EAST CHICAGO | Trustees of the East Chicago Public Library have agreed to settle a lawsuit filed by a City Council member who claimed she was fired from her library job for political reasons.
The announcement came nearly one year to the day after Myrna Maldonado, D-at large, was handed a memo from former Library Director Manuel "Manny" Montalvo notifying her that she was terminated from her position as associate director of youth services at the library.
Library Board President Clifton Johnson said Wednesday that trustees had been advised by their legal counsel to settle the wrongful termination suit.
Under the agreement, Maldonado dropped demands that she be reinstated to the $51,000-per-year library job in exchange for a payment of $50,000, with another $25,000 paid to her attorney, Valparaiso lawyer Ivan Bodensteiner.

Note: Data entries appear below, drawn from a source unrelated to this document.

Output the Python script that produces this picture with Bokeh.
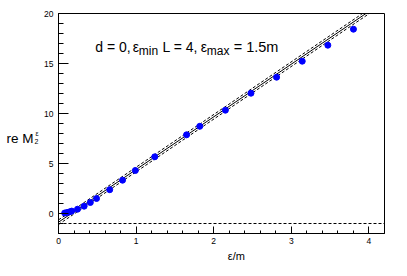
from bokeh.plotting import figure
from bokeh.models import Label, Span, FixedTicker, LinearAxis, Range1d
from bokeh.embed import file_html
from bokeh.resources import INLINE

# ---- data ----
eps = [0.08, 0.11, 0.14, 0.17, 0.245, 0.33, 0.41, 0.49, 0.66, 0.825, 0.99,
       1.24, 1.65, 1.82, 2.15, 2.48, 2.81, 3.14, 3.47, 3.80]
re_m2 = [0.05, 0.10, 0.16, 0.24, 0.43, 0.73, 1.10, 1.50, 2.38, 3.33, 4.30,
         5.67, 7.87, 8.72, 10.33, 12.03, 13.63, 15.23, 16.83, 18.43]

fit_x = [0.0, 4.2]
fit_y = [-0.87, 21.26]
band_lo = [-1.10, 21.03]
band_hi = [-0.64, 21.49]
threshold = -1.0

x_major = [0, 1, 2, 3, 4]
x_minor = [i * 0.2 for i in range(0, 22)]
y_major = [0, 5, 10, 15, 20]
y_minor = list(range(-2, 21))

FONT = "Liberation Sans"
W, H = 407, 276
FL, FR, FT, FB = 58.3, 384, 12.7, 233  # frame edges in page pixels

p = figure(width=W, height=H, x_range=(0, 4.2), y_range=(-2, 20),
           output_backend="svg", toolbar_location=None,
           min_border_left=58, min_border_right=23,
           min_border_top=13, min_border_bottom=43)
p.grid.visible = False
p.outline_line_color = "black"
p.outline_line_width = 1
p.background_fill_color = "white"
p.border_fill_color = "white"

for ax in (p.xaxis[0], p.yaxis[0]):
    ax.major_tick_out = 0
    ax.minor_tick_out = 0
    ax.axis_line_color = "black"
    ax.major_tick_line_color = "black"
    ax.minor_tick_line_color = "black"
    ax.major_label_text_font = FONT
    ax.major_label_text_font_size = "8.5px"
    ax.major_label_text_color = "black"

p.xaxis.ticker = FixedTicker(ticks=x_major, minor_ticks=x_minor)
p.xaxis.major_tick_in = 7
p.xaxis.minor_tick_in = 3
p.xaxis.major_label_standoff = 4

p.yaxis.ticker = FixedTicker(ticks=y_major, minor_ticks=y_minor)
p.yaxis.major_tick_in = 10
p.yaxis.minor_tick_in = 5
p.yaxis.major_label_standoff = 5

# pixel-space helper ranges used only to place the axis titles
p.extra_x_ranges = {"pxx": Range1d(start=FL, end=FR)}
p.extra_y_ranges = {"pxy": Range1d(start=FB, end=FT)}


def title_axis(place, range_name, ticks, texts, size, standoff):
    kw = {"x_range_name": range_name} if place == "below" else {"y_range_name": range_name}
    ax = LinearAxis(ticker=FixedTicker(ticks=ticks, minor_ticks=[]), **kw)
    ax.major_label_overrides = dict(zip(ticks, texts))
    ax.axis_line_color = None
    ax.major_tick_line_color = None
    ax.minor_tick_line_color = None
    ax.major_tick_in = 0
    ax.major_tick_out = 0
    ax.minor_tick_in = 0
    ax.minor_tick_out = 0
    ax.major_label_standoff = standoff
    ax.major_label_text_font = FONT
    ax.major_label_text_font_size = size
    ax.major_label_text_color = "black"
    p.add_layout(ax, place)
    return ax


# x title: eps/m
title_axis("below", "pxx", [236], ["\u03b5/m"], "11px", 3)
# y title: sub/superscripts (inner), then "re M" (outer)
title_axis("left", "pxy", [133, 141], ["\u03b5", "2"], "7px", 3)
title_axis("left", "pxy", [138], ["re M"], "13.5px", -2)

# threshold line
p.add_layout(Span(location=threshold, dimension="width", line_color="black",
                  line_width=1, line_dash="3 2"))

# fit line and band
p.line(fit_x, fit_y, line_color="black", line_width=1)
p.line(fit_x, band_lo, line_color="black", line_width=1, line_dash="3 2")
p.line(fit_x, band_hi, line_color="black", line_width=1, line_dash="3 2")

# data points
p.scatter(eps, re_m2, size=6, fill_color="#0000ff", line_color="#0000ff")


def lab(text, px, py, size):
    p.add_layout(Label(x=(px - FL) / (FR - FL) * 4.2,
                       y=20 - (py - FT) * 22 / (FB - FT),
                       text=text, text_font=FONT,
                       text_font_size=size, text_color="black",
                       text_align="left", text_baseline="alphabetic"))


# annotation text inside the frame
lab("d = 0,", 95, 46.3, "14px")
lab("\u03b5", 132.5, 46.3, "14px")
lab("min", 138.5, 50, "12px")
lab("L = 4,", 162.3, 46.3, "14px")
lab("\u03b5", 200.5, 46.3, "14px")
lab("max", 206.5, 50, "12px")
lab("= 1.5m", 233.3, 46.3, "14.5px")

open("out.html", "w").write(file_html(p, INLINE))
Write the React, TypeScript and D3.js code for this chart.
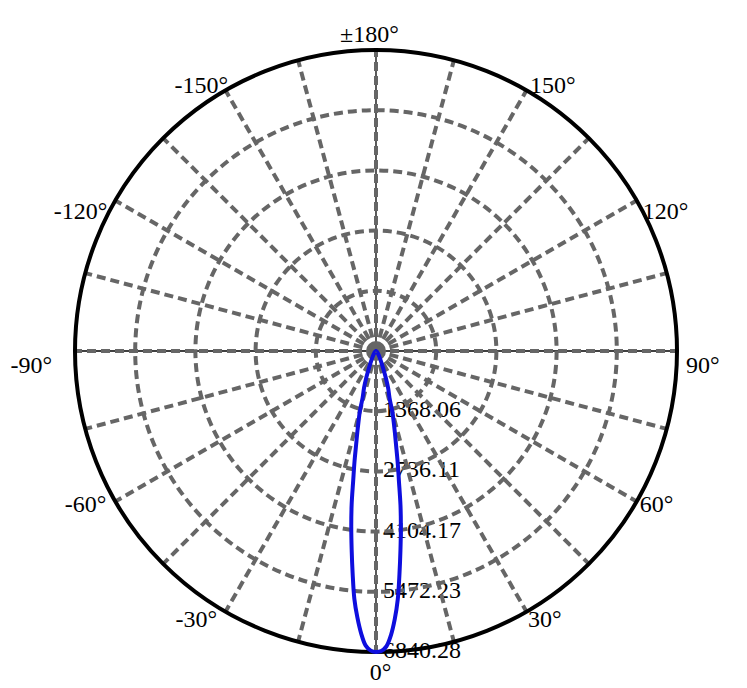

Maldonado said Thursday that she had not yet been notified of the settlement, and referred questions to Bodensteiner.
The library is insured through so-called "errors and omissions" coverage by Scottsdale Indemnity Corp., which will pay out the settlement money as part of its policy held by the library, with no extra deductible payment required.
Bodensteiner said Thursday that negotiations toward settling the suit, which alleged Maldonado was fired for casting City Council votes contrary to the desires of former Mayor George Pabey, began early this year, and have been working their way through the system.
Maldonado was one of three council members -- including Adrian Santos, D-1st, and Jimmy Ventura, D-3rd -- who sued the city and the library in May of last year over firings they claimed were retaliation by Pabey for their council actions.
Ventura's son, a brother of Santos, and a 22-year veteran city photographer also lost their jobs at the same time and joined the lawsuit with claims that their firings were politically motivated.
As of Thursday, only Maldonado's suit had been settled.
Montalvo was fired by the Library Board on March 16, and was sued this month by the Indiana attorney general's office for repayment to the library of $12,378 in expenses for which a State Board of Accounts audit found no legitimate library purpose.
Pabey was convicted last September on federal corruption charges and faces up to 15 years in prison at a sentencing hearing scheduled for Thursday.